Find out more about our asbestos awareness course.

The news that one in three Europeans may be at risk of exposure to asbestos, has further highlighted the need for asbestos awareness training courses for workers in the UK and abroad.

The European regional office of the World Health Organisation (WHO) held a three-day summit at Haifa in northern Israel last week. On the agenda for discussions were environmental and health issues of European member states, including the presence of asbestos and its inherent risk to residents.

Sixteen of the 53 members that make up WHO’s European region have yet to ban asbestos in all its forms, representing a high risk for inhabitants. It has been reported that Russia and Kazakhstan continue to produce asbestos in certain forms, the difficulty being that manufacturers of the substance are often large employers in their area, relying on the sale of asbestos for economic success.

Awareness of the dangers of asbestos

A further problem is that even for countries that have banned its use, asbestos still presents a risk to workers and the general public. Only recently, the danger of asbestos in schools has been prominent in the news, with several cases of Mesothelioma being diagnosed among former school teachers in the UK.

Health and Safety Executive (HSE) statistics show that three people per year died from Mesothelioma in 1980, whereas in 2011 this figure had risen to sixteen fatalities.

According to statistics provided by WHO, there are 900 million people living in the European region, around one-third of whom are at greater risk of asbestos exposure due to their country not having banned the substance completely.

The World Health Organisation’s Regional Director for Europe, Dr Zsuzsanna Jakab, was WHO:

“We cannot afford losing almost 15,000 lives a year in Europe, especially workers, from diseases caused by exposure to asbestos ….. Every death from asbestos-related diseases is avoidable.”

Pledge to eliminate asbestos-related disease by European member states

The elimination of asbestos-related disease by 2015 was one of the goals of a previous World Health Organisation summit in 2010, with many countries now having plans in place.

The fact that, according to the WHO report, around half of all deaths from work-related cancers are caused by asbestos, also adds weight to the argument for the extensive take-up of training to increase people’s awareness of asbestos.

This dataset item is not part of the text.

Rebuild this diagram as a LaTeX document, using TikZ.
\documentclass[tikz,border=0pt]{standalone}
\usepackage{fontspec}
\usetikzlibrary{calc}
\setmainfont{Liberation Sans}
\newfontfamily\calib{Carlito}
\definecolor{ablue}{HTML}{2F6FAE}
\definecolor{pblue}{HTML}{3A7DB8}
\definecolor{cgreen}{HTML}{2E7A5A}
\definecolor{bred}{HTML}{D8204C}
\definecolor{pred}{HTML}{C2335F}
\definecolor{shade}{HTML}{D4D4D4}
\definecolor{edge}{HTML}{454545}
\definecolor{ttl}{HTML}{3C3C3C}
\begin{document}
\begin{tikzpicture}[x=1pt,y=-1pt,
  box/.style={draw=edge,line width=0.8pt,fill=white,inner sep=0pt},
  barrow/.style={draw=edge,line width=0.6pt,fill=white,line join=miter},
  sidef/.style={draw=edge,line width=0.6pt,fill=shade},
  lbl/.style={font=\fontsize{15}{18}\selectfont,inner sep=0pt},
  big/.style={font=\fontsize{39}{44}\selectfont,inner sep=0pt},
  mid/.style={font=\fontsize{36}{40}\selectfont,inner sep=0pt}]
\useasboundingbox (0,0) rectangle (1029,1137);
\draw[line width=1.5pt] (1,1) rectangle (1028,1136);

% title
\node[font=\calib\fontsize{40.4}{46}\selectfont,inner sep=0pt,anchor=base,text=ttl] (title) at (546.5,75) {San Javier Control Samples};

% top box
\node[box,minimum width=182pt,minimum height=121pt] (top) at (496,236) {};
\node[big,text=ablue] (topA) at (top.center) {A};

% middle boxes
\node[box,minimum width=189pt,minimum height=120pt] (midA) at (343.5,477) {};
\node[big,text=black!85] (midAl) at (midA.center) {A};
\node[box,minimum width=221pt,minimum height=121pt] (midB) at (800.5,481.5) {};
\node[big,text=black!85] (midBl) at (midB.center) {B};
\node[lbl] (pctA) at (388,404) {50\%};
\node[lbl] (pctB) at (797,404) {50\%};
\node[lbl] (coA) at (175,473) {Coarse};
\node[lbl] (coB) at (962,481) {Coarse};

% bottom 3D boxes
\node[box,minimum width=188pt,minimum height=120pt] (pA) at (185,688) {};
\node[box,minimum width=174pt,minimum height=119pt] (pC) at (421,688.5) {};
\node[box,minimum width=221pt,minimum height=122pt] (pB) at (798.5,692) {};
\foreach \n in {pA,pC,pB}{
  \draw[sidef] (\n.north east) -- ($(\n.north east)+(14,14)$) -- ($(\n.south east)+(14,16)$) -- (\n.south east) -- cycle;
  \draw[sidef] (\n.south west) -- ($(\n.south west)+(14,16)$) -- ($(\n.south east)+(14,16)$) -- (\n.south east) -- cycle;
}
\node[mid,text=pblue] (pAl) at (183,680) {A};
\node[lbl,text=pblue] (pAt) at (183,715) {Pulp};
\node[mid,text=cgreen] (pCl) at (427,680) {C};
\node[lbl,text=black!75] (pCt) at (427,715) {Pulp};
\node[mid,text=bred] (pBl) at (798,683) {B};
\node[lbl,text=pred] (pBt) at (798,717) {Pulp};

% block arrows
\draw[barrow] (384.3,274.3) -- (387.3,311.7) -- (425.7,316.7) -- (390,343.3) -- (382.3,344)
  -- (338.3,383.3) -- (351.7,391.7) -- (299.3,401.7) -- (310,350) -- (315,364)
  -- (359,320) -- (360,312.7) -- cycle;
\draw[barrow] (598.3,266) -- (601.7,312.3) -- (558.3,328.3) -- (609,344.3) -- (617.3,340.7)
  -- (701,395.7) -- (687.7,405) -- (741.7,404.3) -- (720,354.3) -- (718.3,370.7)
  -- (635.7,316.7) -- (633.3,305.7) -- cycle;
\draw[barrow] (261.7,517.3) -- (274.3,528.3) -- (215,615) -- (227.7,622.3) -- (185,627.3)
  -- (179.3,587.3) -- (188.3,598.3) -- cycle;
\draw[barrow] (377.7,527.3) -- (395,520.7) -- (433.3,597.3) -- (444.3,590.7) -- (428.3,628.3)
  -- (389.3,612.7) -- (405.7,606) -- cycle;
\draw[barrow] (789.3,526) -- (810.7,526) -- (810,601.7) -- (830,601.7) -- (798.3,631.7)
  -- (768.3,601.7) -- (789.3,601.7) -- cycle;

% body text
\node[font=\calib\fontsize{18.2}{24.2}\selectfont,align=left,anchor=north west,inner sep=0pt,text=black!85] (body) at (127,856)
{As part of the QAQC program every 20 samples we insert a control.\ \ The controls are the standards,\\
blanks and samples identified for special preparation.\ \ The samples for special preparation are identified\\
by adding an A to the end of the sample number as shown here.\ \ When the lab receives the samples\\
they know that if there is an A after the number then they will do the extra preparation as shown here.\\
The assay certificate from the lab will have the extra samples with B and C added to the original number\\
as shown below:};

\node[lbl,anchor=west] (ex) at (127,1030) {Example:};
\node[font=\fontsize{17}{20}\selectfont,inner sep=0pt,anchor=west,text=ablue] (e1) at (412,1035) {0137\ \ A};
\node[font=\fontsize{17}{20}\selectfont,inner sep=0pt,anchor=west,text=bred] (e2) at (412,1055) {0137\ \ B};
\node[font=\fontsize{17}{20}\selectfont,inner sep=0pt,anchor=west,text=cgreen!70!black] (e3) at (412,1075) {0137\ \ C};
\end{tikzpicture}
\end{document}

Now a legal obligation for employers in the UK, asbestos awareness training courses help workers and tradespeople know how to recognise asbestos in all its forms, and what to do should they come across it in their normal line of work.

Asbestos Awareness (Category A) training

Usually taken as an online course, asbestos awareness training provides the information needed for plumbers, electricians and many other people working in the construction industry to make safe and informed decisions should they come into contact with asbestos.

Taking only a couple of hours to complete, these online courses are flexible and can be fitted into a busy day. When a course is completed successfully, candidates download a UKATA certificate which is valid for 12 months.